The team aims to increase the ability of wireless systems to carry data by an order of magnitude, so increasing the data-rates beyond 100Mb/s and even up to 1Gb/s. At present wireless services can only carry up to around 25Mb/s. One of the key techniques the team will employ is the addition of multiple antennas at both the transmitter and receiver. These are known as multiple input multiple output (MIMO) systems.
‘The great thing about MIMO is that, provided the environment is right, they have the potential to increase capacity in direct proportion to the number of additional antennas,’ said Chambers. ‘By using additional antennas, plus advanced signal processing, we should be able to reach these improved data rates.’
The project’s most innovative concept is the use of ‘feedback’ between the mobile handset and the base station. Feedback in this sense means extra information about the data sent from the station to the transmitter, and which tells the handset the channels available and so how best to transmit the data. For Chambers, this technique is an important step in improving mobile data rates.
‘It’s a tremendously exciting new concept and is the beginning of what is known as “collaborative radio processing” which in turn will eventually lead to full “cognitive radio”,’ he said.
In existing mobile networks the range of frequencies over which a system may operate is defined very precisely by standards. cognitive radio will be able to sense the available spectrum without being restricted by limits of pre-defined bands. It will also be able to operate over any part of the radio spectrum.
Using feedback between the transmitter and receiver will be crucial to reach this stage, said Chambers.
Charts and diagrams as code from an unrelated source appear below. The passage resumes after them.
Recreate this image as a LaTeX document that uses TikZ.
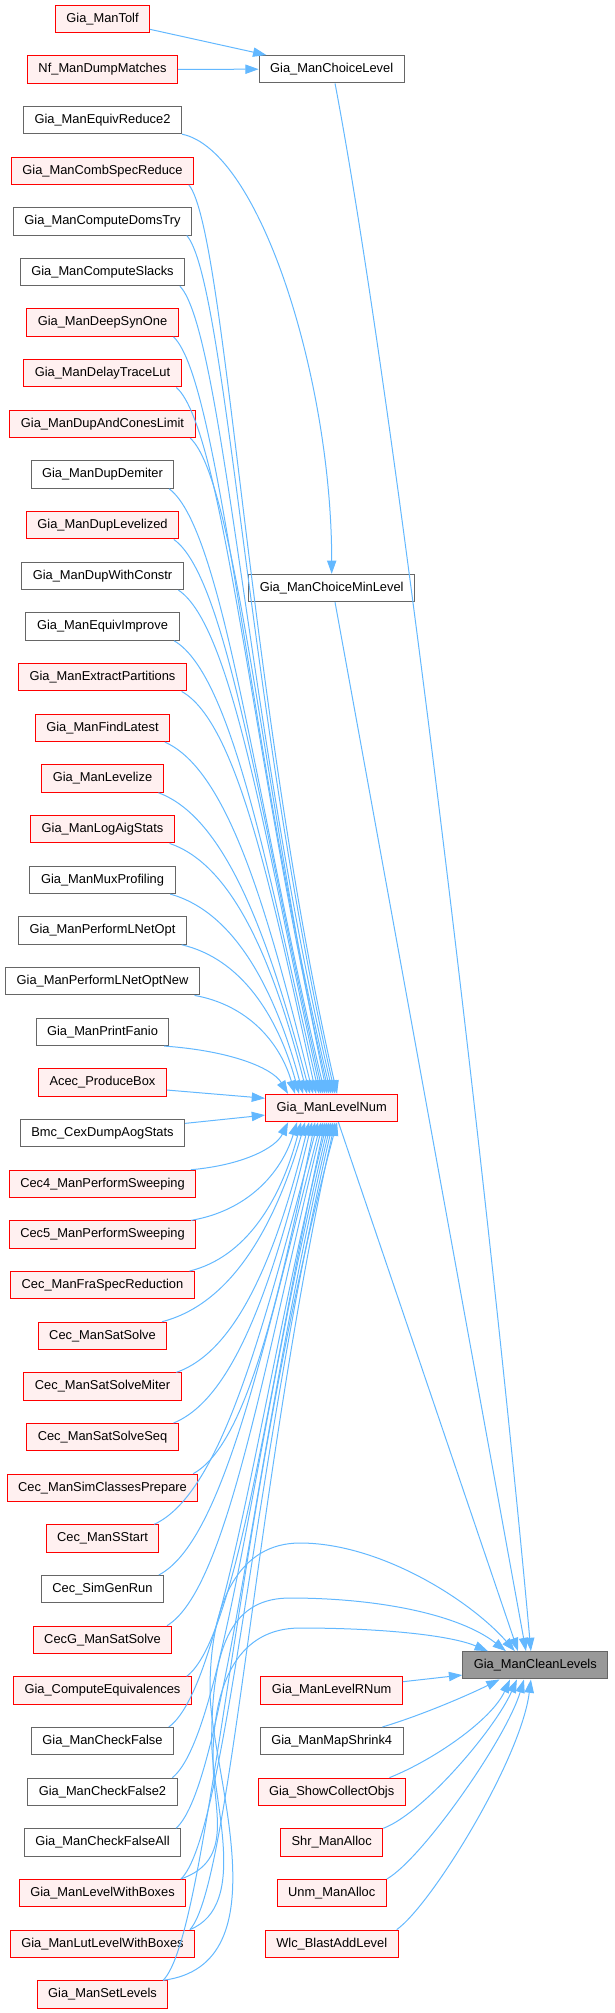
\documentclass[tikz,border=0pt]{standalone}
\usepackage{fontspec}
\setmainfont{Liberation Sans}
\usetikzlibrary{arrows.meta,calc}
\definecolor{edgec}{HTML}{63B8FF}
\definecolor{bcr}{HTML}{FF0000}
\definecolor{fcr}{HTML}{FFF0F0}
\definecolor{bcg}{HTML}{666666}
\definecolor{fcg}{HTML}{FFFFFF}
\definecolor{selb}{HTML}{999999}
\tikzset{
 box/.style={draw, line width=0.75pt, minimum height=20.5pt, inner xsep=8.3pt, inner ysep=0pt, font=\fontsize{9.65pt}{11pt}\selectfont},
 rbox/.style={box, draw=bcr, fill=fcr},
 gbox/.style={box, draw=bcg, fill=fcg},
 sbox/.style={box, draw=bcg, fill=selb},
 conn/.style={draw=edgec, line width=0.75pt, -{Triangle[length=10pt,width=7pt]}},
}
\begin{document}
\begin{tikzpicture}[x=0.75pt,y=-0.75pt]
\useasboundingbox (0,0) rectangle (614,2013);
% left column
\foreach \i/\t/\k in {
0/Gia\_ManTolf/r, 1/Nf\_ManDumpMatches/r, 2/Gia\_ManEquivReduce2/g, 3/Gia\_ManCombSpecReduce/r,
4/Gia\_ManComputeDomsTry/g, 5/Gia\_ManComputeSlacks/g, 6/Gia\_ManDeepSynOne/r, 7/Gia\_ManDelayTraceLut/r,
8/Gia\_ManDupAndConesLimit/r, 9/Gia\_ManDupDemiter/g, 10/Gia\_ManDupLevelized/r, 11/Gia\_ManDupWithConstr/g,
12/Gia\_ManEquivImprove/g, 13/Gia\_ManExtractPartitions/r, 14/Gia\_ManFindLatest/r, 15/Gia\_ManLevelize/r,
16/Gia\_ManLogAigStats/r, 17/Gia\_ManMuxProfiling/g, 18/Gia\_ManPerformLNetOpt/g, 19/Gia\_ManPerformLNetOptNew/g,
20/Gia\_ManPrintFanio/g, 21/Acec\_ProduceBox/r, 22/Bmc\_CexDumpAogStats/g, 23/Cec4\_ManPerformSweeping/r,
24/Cec5\_ManPerformSweeping/r, 25/Cec\_ManFraSpecReduction/r, 26/Cec\_ManSatSolve/r, 27/Cec\_ManSatSolveMiter/r,
28/Cec\_ManSatSolveSeq/r, 29/Cec\_ManSimClassesPrepare/r, 30/Cec\_ManSStart/r, 31/Cec\_SimGenRun/g,
32/CecG\_ManSatSolve/r, 33/Gia\_ComputeEquivalences/r, 34/Gia\_ManCheckFalse/g, 35/Gia\_ManCheckFalse2/g,
36/Gia\_ManCheckFalseAll/g, 37/Gia\_ManLevelWithBoxes/r, 38/Gia\_ManLutLevelWithBoxes/r, 39/Gia\_ManSetLevels/r}
{\node[box, draw=bc\k, fill=fc\k] (l\i) at (102.5,{18.7+50.66*\i}) {\t};}
% middle column
\node[gbox] (ch) at (331.7,69.2) {Gia\_ManChoiceLevel};
\node[gbox] (cm) at (331.7,588) {Gia\_ManChoiceMinLevel};
\node[rbox] (lvl) at (331.7,1108) {Gia\_ManLevelNum};
\foreach \i/\t/\k in {33/Gia\_ManLevelRNum/r, 34/Gia\_ManMapShrink4/g, 35/Gia\_ShowCollectObjs/r,
36/Shr\_ManAlloc/r, 37/Unm\_ManAlloc/r, 38/Wlc\_BlastAddLevel/r}
{\node[box, draw=bc\k, fill=fc\k] (m\i) at (331.7,{18.7+50.66*\i}) {\t};}
% right
\node[sbox] (cl) at (535.3,1665.3) {Gia\_ManCleanLevels};

% edges to ChoiceLevel
\draw[conn] ([yshift=-8pt]l0.east) -- ([xshift=5.8pt]ch.north west);
\draw[conn] (l1.east) -- (ch.west);
\draw[conn] (l2.south east) .. controls (260,150) and (331.7,380) .. (cm.north);

% upper fan into LevelNum
\foreach \i/\ex in {3/337,4/335,5/333,6/331,7/329,8/327,9/325,10/323,11/321,12/319,13/316,14/313,15/310,16/307,17/303,18/299,19/295,20/288}{
 \pgfmathsetmacro\dx{(\ex-265)*0.75}
 \draw[conn] let \p1=([xshift=-4pt]l\i.south east), \p2=([xshift=\dx pt]lvl.north west), \n1={min(abs(\y2-\y1)/675,1)} in
  (\p1) .. controls ({\x1+(\x2-\x1)*(0.55-0.3*\n1)},{\y1+(\y2-\y1)*(0.1-0.05*\n1)}) and ({\x1+(\x2-\x1)*(0.9-0.5*\n1)},{\y2-(\y2-\y1)*(0.55-0.12*\n1)}) .. (\p2);
}
% lower fan into LevelNum
\foreach \i/\ex in {23/288,24/297,25/301,26/305,27/309,28/312,29/315,30/318,31/321,32/323,33/325,34/327,35/329,36/331,37/333,38/335,39/337}{
 \pgfmathsetmacro\dx{(\ex-265)*0.75}
 \draw[conn] let \p1=([xshift=-4pt]l\i.north east), \p2=([xshift=\dx pt]lvl.south west), \n1={min(abs(\y2-\y1)/675,1)} in
  (\p1) .. controls ({\x1+(\x2-\x1)*(0.55-0.3*\n1)},{\y1+(\y2-\y1)*(0.1-0.05*\n1)}) and ({\x1+(\x2-\x1)*(0.9-0.5*\n1)},{\y2-(\y2-\y1)*(0.55-0.12*\n1)}) .. (\p2);
}
\draw[conn] ([yshift=-5.6pt]l21.east) -- ([yshift=7.3pt]lvl.west);
\draw[conn] ([yshift=7.4pt]l22.east) -- ([yshift=-5.3pt]lvl.west);

% into CleanLevels from above
\draw[conn] ([xshift=2.5pt]ch.south) .. controls (395,400) and (490,1200) .. ([xshift=51.5pt]cl.north west);
\draw[conn] ([xshift=2.5pt]cm.south) -- ([xshift=47.8pt]cl.north west);
\draw[conn] ([xshift=5pt]lvl.south) -- ([xshift=41.8pt]cl.north west);
% arcs from bottom-left nodes
\draw[conn] ([xshift=-4pt]l37.north east) .. controls (235,1860) and (213,1810) .. (213,1760)
  .. controls (213,1680) and (240,1628) .. (300,1628) .. controls (380,1628) and (450,1635) .. ([xshift=19.3pt]cl.north west);
\draw[conn] ([xshift=-4pt]l38.north east) .. controls (250,1905) and (211.7,1800) .. (211.7,1740)
  .. controls (211.7,1640) and (235,1598) .. (290,1598) .. controls (380,1598) and (460,1615) .. ([xshift=32.8pt]cl.north west);
\draw[conn] ([xshift=-4pt]l39.north east) .. controls (285,1965) and (210,1770) .. (210,1690)
  .. controls (210,1600) and (240,1543) .. (300,1543) .. controls (380,1543) and (470,1600) .. ([xshift=39.5pt]cl.north west);
% middle column into CleanLevels
\draw[conn] ([yshift=6.6pt]m33.east) -- ([yshift=-7.3pt]cl.west);
\draw[conn] ([xshift=-16pt]m34.north east) .. controls +(40,-12) and +(-30,15) .. ([xshift=28pt]cl.south west);
\draw[conn] ([xshift=-12.3pt]m35.north east) .. controls +(45,-18) and +(-18,40) .. ([xshift=35.8pt]cl.south west);
\draw[conn] (m36.north east) .. controls +(40,-15) and +(-22,50) .. ([xshift=41pt]cl.south west);
\draw[conn] (m37.north east) .. controls +(35,-20) and +(-18,60) .. ([xshift=46.3pt]cl.south west);
\draw[conn] ([xshift=-1.5pt]m38.north east) .. controls +(35,-25) and +(-10,80) .. ([xshift=51.5pt]cl.south west);
\end{tikzpicture}
\end{document}
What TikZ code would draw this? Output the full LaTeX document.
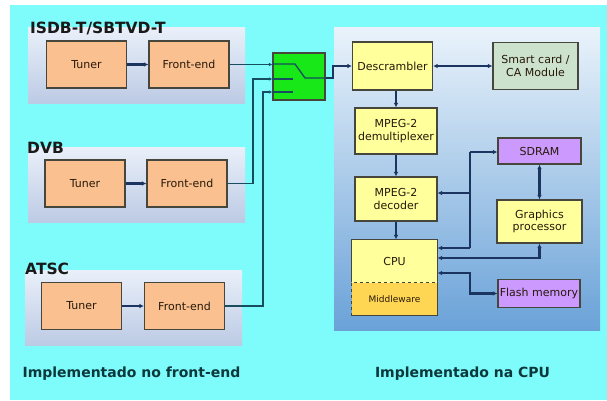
\documentclass[tikz,border=0pt]{standalone}
\usepackage{fontspec}
\setmainfont{DejaVu Sans}
\usetikzlibrary{arrows.meta}
\definecolor{bgcyan}{RGB}{126,252,252}
\definecolor{paneltop}{RGB}{234,240,250}
\definecolor{panelbot}{RGB}{188,202,228}
\definecolor{cputop}{RGB}{234,243,251}
\definecolor{cpubot}{RGB}{106,162,216}
\definecolor{feorange}{RGB}{250,192,143}
\definecolor{boxyellow}{RGB}{255,255,156}
\definecolor{mwyellow}{RGB}{255,214,84}
\definecolor{cagreen}{RGB}{204,226,204}
\definecolor{mempurple}{RGB}{204,153,255}
\definecolor{swgreen}{RGB}{24,232,24}
\definecolor{boxline}{RGB}{70,70,60}
\definecolor{boxtext}{RGB}{40,25,10}
\definecolor{navy}{RGB}{28,52,96}
\definecolor{teal}{RGB}{22,78,96}
\definecolor{labeltext}{RGB}{12,56,60}
\tikzset{
  box/.style={draw=boxline, line width=1.1pt, inner sep=1pt, align=center,
    font=\fontsize{11}{12.5}\selectfont, text=boxtext},
  fe/.style={box, fill=feorange, minimum width=80pt, minimum height=47pt},
  ybox/.style={box, fill=boxyellow, minimum width=82pt, minimum height=46pt},
  mbox/.style={box, fill=mempurple, minimum width=83pt},
  conn/.style={draw=navy, line width=2.1pt, -{Latex[length=4.5pt,width=4.5pt]}},
  dconn/.style={draw=navy, line width=2.1pt, {Latex[length=4.5pt,width=4.5pt]}-{Latex[length=4.5pt,width=4.5pt]}},
  bus/.style={draw=navy, line width=2.1pt},
  feed/.style={draw=teal, line width=1.6pt, -{Latex[length=3.5pt,width=3.5pt]}},
  contact/.style={draw=teal, line width=1.3pt},
  head/.style={font=\fontsize{15.5}{17}\bfseries\selectfont, text=black!90, inner sep=0pt, anchor=base west},
  foot/.style={font=\fontsize{14}{16}\bfseries\selectfont, text=labeltext, inner sep=0pt, anchor=base}
}
\begin{document}
\begin{tikzpicture}[x=1pt, y=-1pt]
  \useasboundingbox (0,0) rectangle (607,400);
  \fill[white] (0,0) rectangle (607,400);
  \fill[bgcyan] (10,5) rectangle (607,400);
  % panels
  \shade[top color=paneltop, bottom color=panelbot] (28,27) rectangle (245,103);
  \shade[top color=paneltop, bottom color=panelbot] (28,147) rectangle (245,222);
  \shade[top color=paneltop, bottom color=panelbot] (25,270) rectangle (242,345);
  \shade[top color=cputop, bottom color=cpubot] (334,27) rectangle (600,330);
  \node[head] (hisdb) at (30,33) {ISDB-T/SBTVD-T};
  \node[head] (hdvb) at (27,153) {DVB};
  \node[head] (hatsc) at (25,274) {ATSC};
  % front-end boxes
  \node[fe] (isdbtun) at (86.5,64.5) {Tuner};
  \node[fe] (isdbfe) at (189,64.5) {Front-end};
  \node[fe] (dvbtun) at (85,183.5) {Tuner};
  \node[fe] (dvbfe) at (187,183.5) {Front-end};
  \node[fe] (atsctun) at (81.5,306) {Tuner};
  \node[fe] (atscfe) at (184.5,306) {Front-end};
  \draw[conn] (isdbtun) -- (isdbfe);
  \draw[conn] (dvbtun) -- (dvbfe);
  \draw[conn] (atsctun) -- (atscfe);
  % switch
  \node[draw=boxline, line width=1.1pt, fill=swgreen, minimum width=52pt, minimum height=47pt] (sw) at (299,76.5) {};
  \coordinate (c1) at (295,64);
  \coordinate (c2) at (293,79);
  \coordinate (c3) at (293,92);
  \coordinate (piv) at (305,78);
  \coordinate (j2) at (253,79);
  \coordinate (j3) at (263,92);
  \draw[feed] (isdbfe.east) -- (isdbfe.east -| sw.west);
  \draw[feed] (dvbfe.east) -| (j2) -- (j2 -| sw.west);
  \draw[feed] (atscfe.east) -| (j3) -- (j3 -| sw.west);
  \draw[contact] (sw.west |- c1) -- (c1) -- (piv) -- (sw.east |- piv);
  \draw[contact] (sw.west |- c2) -- (c2);
  \draw[contact] (sw.west |- c3) -- (c3);
  % CPU side
  \node[box, fill=boxyellow, minimum width=80pt, minimum height=48pt] (desc) at (392.5,66) {Descrambler};
  \node[box, fill=cagreen, minimum width=85pt, minimum height=47pt] (smart) at (535.5,66) {Smart card /\\CA Module};
  \node[ybox] (demux) at (396,131) {MPEG-2\\demultiplexer};
  \node[ybox, minimum height=44pt] (dec) at (396,199) {MPEG-2\\decoder};
  \node[box, draw=none, fill=boxyellow, minimum width=85pt, minimum height=43pt] (cpu) at (394.5,261.5) {CPU};
  \node[box, draw=none, fill=mwyellow, minimum width=85pt, minimum height=32pt,
    font=\fontsize{9}{10}\selectfont] (mw) at (394.5,299) {Middleware};
  \draw[boxline, line width=1.1pt] (mw.north west) -- (cpu.north west) -- (cpu.north east)
    -- (mw.south east) -- (mw.south west);
  \draw[boxline, line width=1.1pt, dashed] (mw.south west) -- (mw.north west) -- (mw.north east);
  \node[mbox, minimum height=26pt] (sdram) at (539.5,151) {SDRAM};
  \node[box, fill=boxyellow, minimum width=85pt, minimum height=43pt] (gfx) at (539.5,221.5) {Graphics\\processor};
  \node[mbox, minimum width=82pt, minimum height=28pt] (flash) at (539,293.5) {Flash memory};
  \draw[conn] (sw.east |- piv) -- ++(7,0) |- (desc.west);
  \draw[dconn] (desc.east) -- (desc.east -| smart.west);
  \draw[conn] (demux.north |- desc.south) -- (demux.north);
  \draw[conn] (demux) -- (dec);
  \draw[conn] (dec) -- (dec |- cpu.north);
  % bus
  \coordinate (btop) at (470,152);
  \coordinate (bmid) at (470,193);
  \coordinate (bbot) at (470,248);
  \coordinate (gl) at (539.5,258);
  \coordinate (fl) at (470,273);
  \draw[bus] (btop) -- (bbot);
  \draw[conn] (btop) -- (btop -| sdram.west);
  \draw[conn] (bmid) -- (bmid -| dec.east);
  \draw[conn] (bbot) -- (bbot -| cpu.east);
  \draw[dconn] (sdram) -- (gfx);
  \draw[dconn] (gl -| cpu.east) -| (gfx.south);
  \draw[dconn] (fl -| cpu.east) -- (fl) |- (flash.west);
  % footer
  \node[foot] (fleft) at (131.5,377) {Implementado no front-end};
  \node[foot] (fright) at (462.5,377) {Implementado na CPU};
\end{tikzpicture}
\end{document}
He explained that the main reason this technique has not been used before in this context is because the processing power has not been available. Now, the benefits of Moore’s Law holding true mean that the computing power of both the handsets and at the base stations is beginning to approach the level at which it can be exploited.
The final technology that will be used to improve data rates is known as Orthogonal Frequency Division Multiplexing (OFDN). This technique — used in fixed broadband networks — uses algorithms to divide frequencies into smaller sub-units within which the channel operates most efficiently. According to Chambers it is this complex combination of MIMO antennae, OFDN and feedback that will eventually lead to upping the data-rate for systems such as WiFi and WiMax. While these mobile systems are the project’s primary focus the underpinning technologies that will be developed could one day be applied to 4G mobile networks, he added.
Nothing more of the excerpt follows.